**REQUIREMENTS**
Quote the data exactly, first line to the line containing "const sliceColours = ['#00B0F0', '#FFFF00']", with no pictures.

**ENTRIES SHOWN**
━━━

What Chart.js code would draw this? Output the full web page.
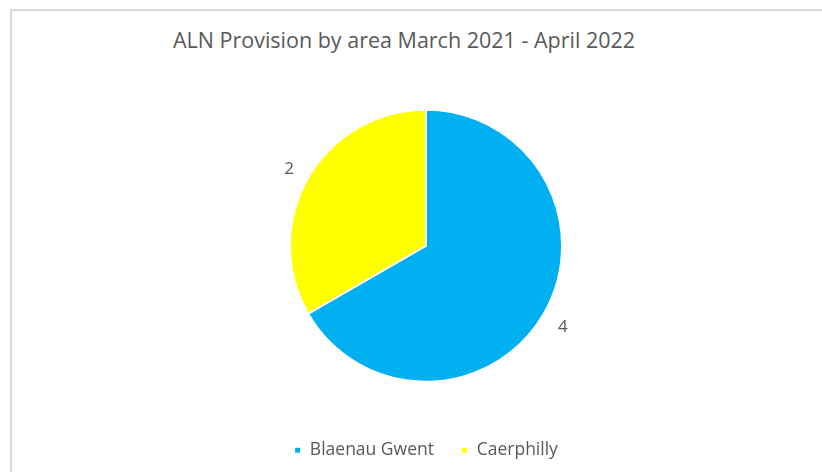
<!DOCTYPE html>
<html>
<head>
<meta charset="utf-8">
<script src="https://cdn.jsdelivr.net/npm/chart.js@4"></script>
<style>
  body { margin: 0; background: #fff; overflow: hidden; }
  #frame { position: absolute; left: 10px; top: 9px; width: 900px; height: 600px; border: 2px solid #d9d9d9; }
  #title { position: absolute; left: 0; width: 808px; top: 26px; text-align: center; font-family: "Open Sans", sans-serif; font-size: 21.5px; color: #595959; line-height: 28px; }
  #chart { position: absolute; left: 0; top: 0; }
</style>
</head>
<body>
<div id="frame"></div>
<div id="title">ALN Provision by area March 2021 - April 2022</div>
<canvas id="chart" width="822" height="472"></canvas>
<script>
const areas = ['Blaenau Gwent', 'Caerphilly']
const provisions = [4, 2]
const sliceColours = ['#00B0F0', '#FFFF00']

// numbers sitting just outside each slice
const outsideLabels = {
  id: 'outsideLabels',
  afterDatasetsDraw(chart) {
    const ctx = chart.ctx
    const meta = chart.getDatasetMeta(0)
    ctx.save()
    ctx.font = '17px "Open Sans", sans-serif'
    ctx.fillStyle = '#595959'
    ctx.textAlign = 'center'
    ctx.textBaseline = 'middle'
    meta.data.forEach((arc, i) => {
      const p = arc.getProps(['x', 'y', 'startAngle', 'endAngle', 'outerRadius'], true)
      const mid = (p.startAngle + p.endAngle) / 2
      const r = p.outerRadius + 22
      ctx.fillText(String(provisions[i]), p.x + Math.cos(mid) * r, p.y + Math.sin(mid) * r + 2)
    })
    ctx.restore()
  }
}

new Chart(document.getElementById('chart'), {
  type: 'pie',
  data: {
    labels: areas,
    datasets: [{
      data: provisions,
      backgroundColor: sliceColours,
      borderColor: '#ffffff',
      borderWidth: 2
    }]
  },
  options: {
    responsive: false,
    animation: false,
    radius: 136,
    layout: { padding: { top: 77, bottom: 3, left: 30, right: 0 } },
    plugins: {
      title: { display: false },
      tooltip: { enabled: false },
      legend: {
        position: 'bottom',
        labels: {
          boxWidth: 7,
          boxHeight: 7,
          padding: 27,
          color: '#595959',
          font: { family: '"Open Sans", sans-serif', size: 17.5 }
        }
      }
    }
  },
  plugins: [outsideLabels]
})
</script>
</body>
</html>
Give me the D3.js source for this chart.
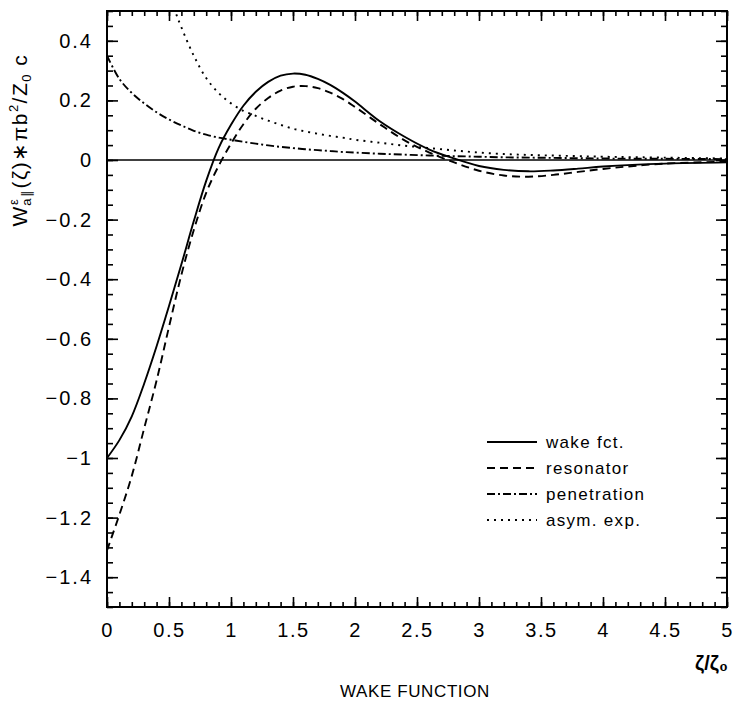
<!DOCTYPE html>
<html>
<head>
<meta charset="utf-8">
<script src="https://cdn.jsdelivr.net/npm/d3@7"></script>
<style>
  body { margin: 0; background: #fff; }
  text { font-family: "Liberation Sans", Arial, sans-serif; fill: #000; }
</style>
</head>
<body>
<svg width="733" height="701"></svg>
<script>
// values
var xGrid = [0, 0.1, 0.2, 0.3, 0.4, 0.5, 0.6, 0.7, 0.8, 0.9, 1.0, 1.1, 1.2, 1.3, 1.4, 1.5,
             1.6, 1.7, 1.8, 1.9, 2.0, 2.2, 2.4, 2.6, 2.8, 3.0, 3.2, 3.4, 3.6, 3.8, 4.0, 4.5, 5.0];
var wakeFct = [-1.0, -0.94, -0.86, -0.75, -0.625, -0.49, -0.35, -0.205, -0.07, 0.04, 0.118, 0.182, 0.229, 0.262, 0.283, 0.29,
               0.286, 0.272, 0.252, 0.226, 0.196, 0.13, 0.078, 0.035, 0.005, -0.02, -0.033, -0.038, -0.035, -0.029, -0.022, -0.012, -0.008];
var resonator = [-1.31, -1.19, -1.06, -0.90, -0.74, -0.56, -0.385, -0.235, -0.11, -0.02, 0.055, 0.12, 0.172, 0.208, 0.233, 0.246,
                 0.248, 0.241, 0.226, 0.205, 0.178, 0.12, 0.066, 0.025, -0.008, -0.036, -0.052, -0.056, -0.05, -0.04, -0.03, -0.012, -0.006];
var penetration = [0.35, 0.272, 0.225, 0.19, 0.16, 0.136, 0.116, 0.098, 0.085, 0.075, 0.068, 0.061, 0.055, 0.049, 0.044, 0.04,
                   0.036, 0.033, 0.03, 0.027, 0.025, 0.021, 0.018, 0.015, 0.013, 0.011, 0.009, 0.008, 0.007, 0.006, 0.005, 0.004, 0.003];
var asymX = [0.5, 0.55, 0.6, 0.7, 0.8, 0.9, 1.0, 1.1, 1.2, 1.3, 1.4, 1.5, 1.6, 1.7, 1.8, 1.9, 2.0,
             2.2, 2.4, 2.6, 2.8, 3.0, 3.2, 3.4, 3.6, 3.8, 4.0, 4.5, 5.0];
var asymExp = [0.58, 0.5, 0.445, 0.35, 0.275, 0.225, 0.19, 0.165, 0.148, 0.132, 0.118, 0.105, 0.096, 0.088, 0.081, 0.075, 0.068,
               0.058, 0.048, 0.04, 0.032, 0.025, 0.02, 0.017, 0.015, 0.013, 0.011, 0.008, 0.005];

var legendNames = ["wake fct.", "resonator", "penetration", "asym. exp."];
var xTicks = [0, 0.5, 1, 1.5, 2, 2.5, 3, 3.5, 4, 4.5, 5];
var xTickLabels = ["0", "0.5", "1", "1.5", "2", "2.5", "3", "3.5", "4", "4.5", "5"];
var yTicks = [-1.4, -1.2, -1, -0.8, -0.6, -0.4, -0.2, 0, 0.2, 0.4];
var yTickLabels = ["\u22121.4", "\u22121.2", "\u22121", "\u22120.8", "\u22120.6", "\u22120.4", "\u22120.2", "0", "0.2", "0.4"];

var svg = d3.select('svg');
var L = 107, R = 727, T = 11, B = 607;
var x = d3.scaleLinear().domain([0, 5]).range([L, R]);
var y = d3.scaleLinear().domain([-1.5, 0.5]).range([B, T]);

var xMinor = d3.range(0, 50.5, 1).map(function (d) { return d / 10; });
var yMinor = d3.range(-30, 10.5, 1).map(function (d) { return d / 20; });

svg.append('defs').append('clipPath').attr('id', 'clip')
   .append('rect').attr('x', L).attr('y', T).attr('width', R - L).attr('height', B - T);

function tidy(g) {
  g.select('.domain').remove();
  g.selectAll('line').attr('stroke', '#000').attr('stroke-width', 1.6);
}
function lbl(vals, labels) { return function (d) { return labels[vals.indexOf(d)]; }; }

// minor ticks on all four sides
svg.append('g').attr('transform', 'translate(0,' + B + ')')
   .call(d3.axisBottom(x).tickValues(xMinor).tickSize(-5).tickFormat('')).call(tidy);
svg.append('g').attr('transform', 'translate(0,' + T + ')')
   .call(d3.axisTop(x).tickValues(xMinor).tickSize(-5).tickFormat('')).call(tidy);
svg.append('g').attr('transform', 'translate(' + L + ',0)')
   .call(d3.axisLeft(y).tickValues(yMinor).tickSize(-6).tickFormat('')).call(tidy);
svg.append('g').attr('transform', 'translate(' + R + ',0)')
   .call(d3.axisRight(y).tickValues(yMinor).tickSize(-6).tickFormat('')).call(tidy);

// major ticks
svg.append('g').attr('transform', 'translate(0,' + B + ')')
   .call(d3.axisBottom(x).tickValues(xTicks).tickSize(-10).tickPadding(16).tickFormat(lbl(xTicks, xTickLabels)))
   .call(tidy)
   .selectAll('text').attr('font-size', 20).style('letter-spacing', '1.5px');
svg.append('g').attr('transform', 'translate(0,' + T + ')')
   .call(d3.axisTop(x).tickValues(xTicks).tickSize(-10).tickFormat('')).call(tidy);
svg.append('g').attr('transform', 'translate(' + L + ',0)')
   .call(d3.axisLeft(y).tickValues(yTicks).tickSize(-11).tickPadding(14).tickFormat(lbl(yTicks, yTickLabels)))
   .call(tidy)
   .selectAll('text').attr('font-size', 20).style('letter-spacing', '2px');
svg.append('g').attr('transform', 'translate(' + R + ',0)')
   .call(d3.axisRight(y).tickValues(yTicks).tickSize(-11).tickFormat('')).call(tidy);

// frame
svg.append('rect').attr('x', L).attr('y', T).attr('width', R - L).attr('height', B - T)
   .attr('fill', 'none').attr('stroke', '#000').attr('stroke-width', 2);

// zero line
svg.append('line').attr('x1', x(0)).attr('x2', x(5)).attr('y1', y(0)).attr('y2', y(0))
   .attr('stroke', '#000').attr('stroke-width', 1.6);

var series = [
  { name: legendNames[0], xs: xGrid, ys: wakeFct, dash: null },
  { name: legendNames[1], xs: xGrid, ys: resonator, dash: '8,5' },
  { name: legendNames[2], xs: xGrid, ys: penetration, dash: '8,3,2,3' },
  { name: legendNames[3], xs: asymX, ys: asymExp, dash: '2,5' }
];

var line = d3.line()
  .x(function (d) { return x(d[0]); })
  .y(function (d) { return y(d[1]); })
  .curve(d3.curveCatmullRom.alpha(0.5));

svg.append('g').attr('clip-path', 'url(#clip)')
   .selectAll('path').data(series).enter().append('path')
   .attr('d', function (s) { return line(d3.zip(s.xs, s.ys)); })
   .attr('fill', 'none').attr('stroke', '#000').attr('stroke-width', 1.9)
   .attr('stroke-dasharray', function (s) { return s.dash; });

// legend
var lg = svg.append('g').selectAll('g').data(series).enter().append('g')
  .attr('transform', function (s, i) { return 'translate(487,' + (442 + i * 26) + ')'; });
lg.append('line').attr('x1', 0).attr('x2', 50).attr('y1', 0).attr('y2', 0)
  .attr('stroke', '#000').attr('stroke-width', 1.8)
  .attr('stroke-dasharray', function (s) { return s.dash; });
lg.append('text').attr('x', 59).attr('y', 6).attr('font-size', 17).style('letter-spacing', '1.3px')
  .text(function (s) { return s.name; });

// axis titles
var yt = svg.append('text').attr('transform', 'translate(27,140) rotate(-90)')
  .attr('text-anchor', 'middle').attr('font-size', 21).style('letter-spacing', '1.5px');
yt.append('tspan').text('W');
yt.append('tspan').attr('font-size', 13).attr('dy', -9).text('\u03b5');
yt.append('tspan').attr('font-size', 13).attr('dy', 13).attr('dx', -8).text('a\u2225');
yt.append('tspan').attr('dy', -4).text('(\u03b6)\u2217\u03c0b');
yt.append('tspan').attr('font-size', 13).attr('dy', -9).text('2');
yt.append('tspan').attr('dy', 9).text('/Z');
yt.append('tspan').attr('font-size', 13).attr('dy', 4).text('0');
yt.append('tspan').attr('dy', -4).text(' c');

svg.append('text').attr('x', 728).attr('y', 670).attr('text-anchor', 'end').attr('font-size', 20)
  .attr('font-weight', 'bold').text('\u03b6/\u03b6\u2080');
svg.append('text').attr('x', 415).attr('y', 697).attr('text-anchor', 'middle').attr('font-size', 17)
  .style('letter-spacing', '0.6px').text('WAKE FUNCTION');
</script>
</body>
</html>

━━━

**FULL ANSWER**
What Chart.js code would draw this? Output the full web page.
<!DOCTYPE html>
<html>
<head>
<meta charset="utf-8">
<script src="https://cdn.jsdelivr.net/npm/chart.js@4"></script>
<style>
  body { margin: 0; background: #fff; overflow: hidden; }
  #frame { position: absolute; left: 10px; top: 9px; width: 900px; height: 600px; border: 2px solid #d9d9d9; }
  #title { position: absolute; left: 0; width: 808px; top: 26px; text-align: center; font-family: "Open Sans", sans-serif; font-size: 21.5px; color: #595959; line-height: 28px; }
  #chart { position: absolute; left: 0; top: 0; }
</style>
</head>
<body>
<div id="frame"></div>
<div id="title">ALN Provision by area March 2021 - April 2022</div>
<canvas id="chart" width="822" height="472"></canvas>
<script>
const areas = ['Blaenau Gwent', 'Caerphilly']
const provisions = [4, 2]
const sliceColours = ['#00B0F0', '#FFFF00']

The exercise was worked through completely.